With a fully electrified drivetrain, clever fast charging systems and cutting-edge digital information technology, Audi’s freshly unboxed E-Tron is far from conventional, but the company’s first EV heralds a revolutionary feature that is not just unusual, it’s unique.
Place an order for an E-Tron and you’ll get the option to ditch the conventional glass door mirrors in favour of new ‘virtual exterior mirrors’ and the automotive first is more than just a flashy gimmick.
The clever rearward facing cameras add another $3500 to the bottom line, but Audi’s revolutionary feature brings some significant technological advances and advantages. Here’s why Audi’s innovation is one of the coolest features to be seen on a new model in years.
Audi Virtual Exterior Mirrors
Instead of a normal pod housing a glass mirror as found on virtually every production car since door mirrors became a legal requirement, Audi’s virtual exterior mirror has a more compact camera housed in a slimline stalk.
It captures images in real time along each side of the vehicle and relays them to a 7.0-inch OLED screen just inside the car at the base of the A-pillar. There are three modes according to the type of driving.
A kerb view focusses in on the wheels for parking, intersection view for negotiating tricky junctions and a broader, higher motorway view to monitor the blind spot and approaching traffic.
The casing also includes a turn-signal repeater and a smaller camera that faces downwards and provides a quarter of the information for the 360-degree parking function.
No nasty surprises
Convex and concave mirrors can provide only a fixed focus and field of view but the virtual mirror not only provides a broader perspective, it can also focus on particular areas of importance. This is either done automatically or by an occupant manually selecting a point of interest. Blind spots, particularly on the driver’s side, are virtually eliminated.
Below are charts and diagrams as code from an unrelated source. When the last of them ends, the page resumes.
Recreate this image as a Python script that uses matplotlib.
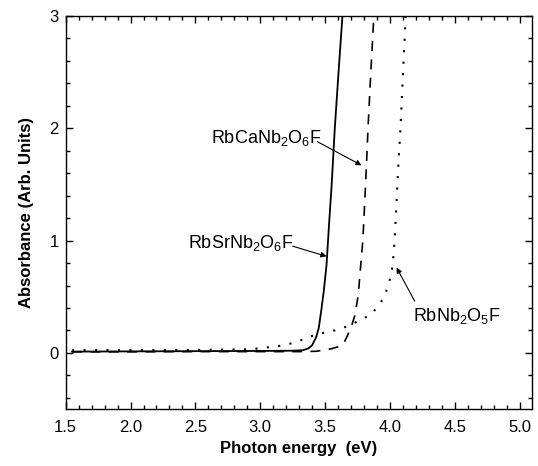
import matplotlib
matplotlib.use("Agg")
import matplotlib.pyplot as plt
from matplotlib.ticker import MultipleLocator

plt.rcParams['font.family'] = ['Liberation Sans', 'DejaVu Sans']
plt.rcParams['mathtext.fontset'] = 'custom'
plt.rcParams['mathtext.rm'] = 'Liberation Sans'
plt.rcParams['mathtext.it'] = 'Liberation Sans'

# RbSrNb2O6F (solid)
e_sr = [1.55, 2.0, 2.5, 3.0, 3.25, 3.33, 3.37, 3.40, 3.43, 3.45, 3.47, 3.49,
        3.51, 3.53, 3.55, 3.574, 3.60, 3.633]
a_sr = [0.012, 0.014, 0.016, 0.018, 0.02, 0.025, 0.04, 0.07, 0.14, 0.22, 0.38,
        0.56, 0.78, 1.15, 1.5, 2.0, 2.45, 3.0]

# RbCaNb2O6F (dashed)
e_ca = [1.55, 2.0, 2.5, 3.0, 3.3, 3.43, 3.54, 3.60, 3.64, 3.67, 3.70, 3.73,
        3.755, 3.775, 3.79, 3.805, 3.818, 3.83, 3.845, 3.86, 3.875]
a_ca = [0.01, 0.01, 0.012, 0.012, 0.012, 0.015, 0.035, 0.055, 0.08, 0.15, 0.23,
        0.34, 0.52, 0.80, 1.0, 1.35, 1.67, 2.0, 2.35, 2.68, 3.0]

# RbNb2O5F (dotted)
e_nb = [1.55, 2.0, 2.5, 2.92, 3.0, 3.15, 3.23, 3.30, 3.38, 3.45, 3.535, 3.625,
        3.70, 3.77, 3.86, 3.93, 3.97, 4.00, 4.02, 4.035, 4.05, 4.065, 4.08,
        4.10, 4.12]
a_nb = [0.025, 0.025, 0.027, 0.033, 0.042, 0.063, 0.083, 0.107, 0.145, 0.17,
        0.19, 0.215, 0.255, 0.29, 0.35, 0.45, 0.55, 0.66, 0.78, 1.0, 1.35, 1.7,
        2.0, 2.5, 3.0]

fig = plt.figure(figsize=(5.38, 4.66), dpi=100)
ax = fig.add_axes([0.122, 0.122, 0.866, 0.844])

ax.plot(e_sr, a_sr, color='black', lw=1.3)
ax.plot(e_ca, a_ca, color='black', lw=1.2, linestyle=(0, (6, 5)))
ax.plot(e_nb, a_nb, color='black', lw=1.5, linestyle=(0, (1, 4.5)))

ax.set_xlim(1.5, 5.09)
ax.set_ylim(-0.5, 3)
ax.xaxis.set_major_locator(MultipleLocator(0.5))
ax.xaxis.set_minor_locator(MultipleLocator(0.1))
ax.yaxis.set_major_locator(MultipleLocator(1))
ax.yaxis.set_minor_locator(MultipleLocator(0.2))
ax.xaxis.set_major_formatter(matplotlib.ticker.FormatStrFormatter('%.1f'))
ax.tick_params(which='both', direction='in', top=True, right=True, width=1)
ax.tick_params(which='major', length=5, labelsize=12)
ax.tick_params(which='minor', length=3)
ax.tick_params(axis='x', pad=8)
ax.tick_params(axis='y', pad=5)
for s in ax.spines.values():
    s.set_linewidth(1.0)

ax.set_xlabel('Photon energy  (eV)', fontsize=12, fontweight='bold', labelpad=4)
ax.set_ylabel('Absorbance (Arb. Units)', fontsize=12, fontweight='bold', labelpad=11)

arrow = dict(arrowstyle='-|>', color='black', lw=0.8, mutation_scale=8,
             shrinkA=0, shrinkB=0)
ax.text(2.62, 1.87, 'RbCaNb$_2$O$_6$F', fontsize=13, va='baseline')
ax.annotate('', xy=(3.78, 1.67), xytext=(3.44, 1.88), arrowprops=arrow)
ax.text(2.44, 0.93, 'RbSrNb$_2$O$_6$F', fontsize=13, va='baseline')
ax.annotate('', xy=(3.51, 0.86), xytext=(3.25, 0.95), arrowprops=arrow)
ax.text(4.18, 0.28, 'RbNb$_2$O$_5$F', fontsize=13, va='baseline')
ax.annotate('', xy=(4.05, 0.76), xytext=(4.19, 0.46), arrowprops=arrow)

fig.savefig('out.png', dpi=100)
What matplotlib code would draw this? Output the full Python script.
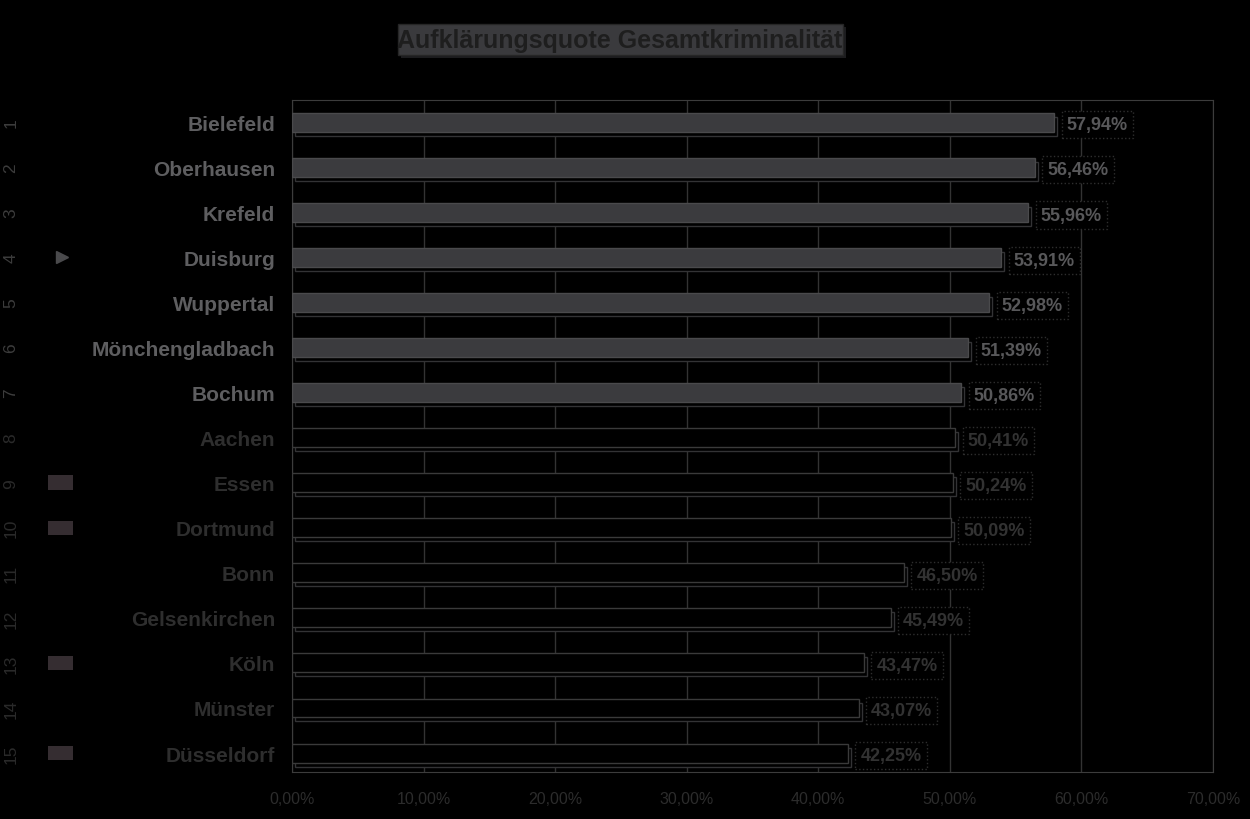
import matplotlib.pyplot as plt
import matplotlib.transforms as mtransforms
from matplotlib.patches import Rectangle

plt.rcParams["font.family"] = ["Liberation Sans", "DejaVu Sans"]

title = "Aufklärungsquote Gesamtkriminalität"
cities = ["Bielefeld", "Oberhausen", "Krefeld", "Duisburg", "Wuppertal",
          "Mönchengladbach", "Bochum", "Aachen", "Essen", "Dortmund",
          "Bonn", "Gelsenkirchen", "Köln", "Münster", "Düsseldorf"]
ranks = list(range(1, 16))
quote = [57.94, 56.46, 55.96, 53.91, 52.98, 51.39, 50.86, 50.41, 50.24,
         50.09, 46.50, 45.49, 43.47, 43.07, 42.25]
n_highlight = 7  # die ersten sieben Balken sind grau gefuellt
arrow_rows = ["Duisburg"]
box_rows = ["Essen", "Dortmund", "Köln", "Düsseldorf"]
x_ticks = [0, 10, 20, 30, 40, 50, 60, 70]
x_tick_labels = ["0,00%", "10,00%", "20,00%", "30,00%", "40,00%",
                 "50,00%", "60,00%", "70,00%"]

fig = plt.figure(figsize=(12.5, 8.2), dpi=100, facecolor="black")
ax = fig.add_axes([292 / 1250, 1 - 773 / 820, 921 / 1250, 672 / 820])
ax.set_facecolor("black")

rows = list(range(len(cities)))
fill = ["#3b3b3e" if i < n_highlight else "black" for i in rows]
edge = ["#4a4a4c" if i < n_highlight else "#3a3a3a" for i in rows]

shadow = mtransforms.offset_copy(ax.transData, fig=fig, x=3, y=-4, units="dots")
ax.barh(rows, quote, height=0.42, color="black", edgecolor="#333335",
        linewidth=1, transform=shadow, zorder=2)
ax.barh(rows, quote, height=0.42, color=fill, edgecolor=edge,
        linewidth=1, zorder=3)

for i, v in enumerate(quote):
    col = "#58585a" if i < n_highlight else "#323232"
    ax.annotate(f"{v:.2f}%".replace(".", ","), (v, i), xytext=(9, -2),
                textcoords="offset points", ha="left", va="center",
                fontsize=13, fontweight="bold", color=col, zorder=4,
                bbox=dict(boxstyle="square,pad=0.28", fc="black",
                          ec="#2e2e2e", ls=":", lw=1))

ax.set_xlim(0, 70)
ax.set_ylim(14.42, -0.49)
ax.set_xticks(x_ticks)
ax.set_xticklabels(x_tick_labels, fontsize=11.5, color="#2c2c2c")
ax.set_yticks(rows)
ax.set_yticklabels(cities, fontsize=15, fontweight="bold")
for i, lab in enumerate(ax.get_yticklabels()):
    lab.set_color("#5e5e60" if i < n_highlight else "#2e2e2e")
ax.tick_params(axis="y", length=0, pad=12)
ax.tick_params(axis="x", length=0, pad=14)
ax.grid(axis="x", color="#333333", linewidth=1, zorder=1)
ax.set_axisbelow(True)
for s in ax.spines.values():
    s.set_color("#3c3c3c")

# Rangnummern und Markierungen links
left = mtransforms.blended_transform_factory(fig.transFigure, ax.transData)
for i, r in enumerate(ranks):
    fig.text(11 / 1250, i, str(r), transform=left, rotation=90, ha="center",
             va="center", fontsize=12.5,
             color="#3c3c3c" if i < n_highlight else "#2a2a2a")
for name in arrow_rows:
    i = cities.index(name)
    ax.plot([62 / 1250], [i], marker=">", markersize=8, color="#4a4a4c",
            transform=left, clip_on=False)
for name in box_rows:
    i = cities.index(name)
    fig.add_artist(Rectangle((48 / 1250, i - 0.16), 25 / 1250, 0.32,
                             transform=left, facecolor="#352d31",
                             edgecolor="none"))

# Titel mit Kasten und Schatten
fig.add_artist(Rectangle((401 / 1250, 1 - 59 / 820), 445 / 1250, 31 / 820,
                         transform=fig.transFigure, facecolor="#1c1c1e",
                         edgecolor="none"))
fig.add_artist(Rectangle((398 / 1250, 1 - 56 / 820), 445 / 1250, 31 / 820,
                         transform=fig.transFigure, facecolor="#3a3a3d",
                         edgecolor="#262626", linewidth=1))
fig.text(620 / 1250, 1 - 41 / 820, title, ha="center", va="center",
         fontsize=18, fontweight="bold", color="#1e1e1e")

fig.savefig("out.png", dpi=100, facecolor="black")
While mirrors can only ever reflect the amount of available light, the image from the camera is enhanced and, if necessary, brightened. The effect is similar to a night-vision camera and provides better visibility and safety at night and during bad weather.
Slippery and quiet
With a smaller frontal surface area compared with a mirror, the virtual mirror reduces wind resistance which Audi says increases the efficiency and range of the E-Tron by 5.0 percent compared with standard mirrors, and lowers the drag coefficient by 0.02Cd. There’s also less wind noise created by air flowing over obstructions.
Clean and warm
The lens of the virtual mirror is recessed deeply into the body of the housing which keeps it free from dirt, while a special heated cover prevents water and ice obscuring its view.
The pair of high-resolution OLED screens are located inside the car making their images closer and easier to see than a mirror situated outside the vehicle. The edges of the screens illuminate with colour-coded warnings to warn the driver of approaching vehicles or other potential hazards.
The screens are also touch sensitive with a proximity sensor to display options as an occupant’s hand approaches. Touchscreen controls allow the field of view to be switched as well as aiming the view in a similar manner to a conventional mirror’s adjustment.
With a lower profile overall, the virtual mirror obscures less of the overall side and forward view, offering the driver and occupants a better view of the surroundings for enhanced comfort and safety.
Concept no more
In addition to all the safety and functional advantages, Audi’s revolutionary virtual mirrors bring an incredible new look that has, until now, been confined to the fantasy world of concept cars and one-off custom builds.
But if Audi’s E-Tron is demonstrating the value and advantages of a digital camera in place of a conventional mirror, why has it taken this long for a production version to eventuate? Ultimately it is a matter of cost and complexity.
Until now, screens may not have been able to offer images sharp enough or a picture that refreshes fast enough or that are sufficiently compact, light and affordable.
And, while Audi’s innovation still adds a significant cost to the options list, manufacturers are increasingly challenged to make their cars safer and more efficient. That’s why, in this particular case, technology is leading the way forward by looking backwards.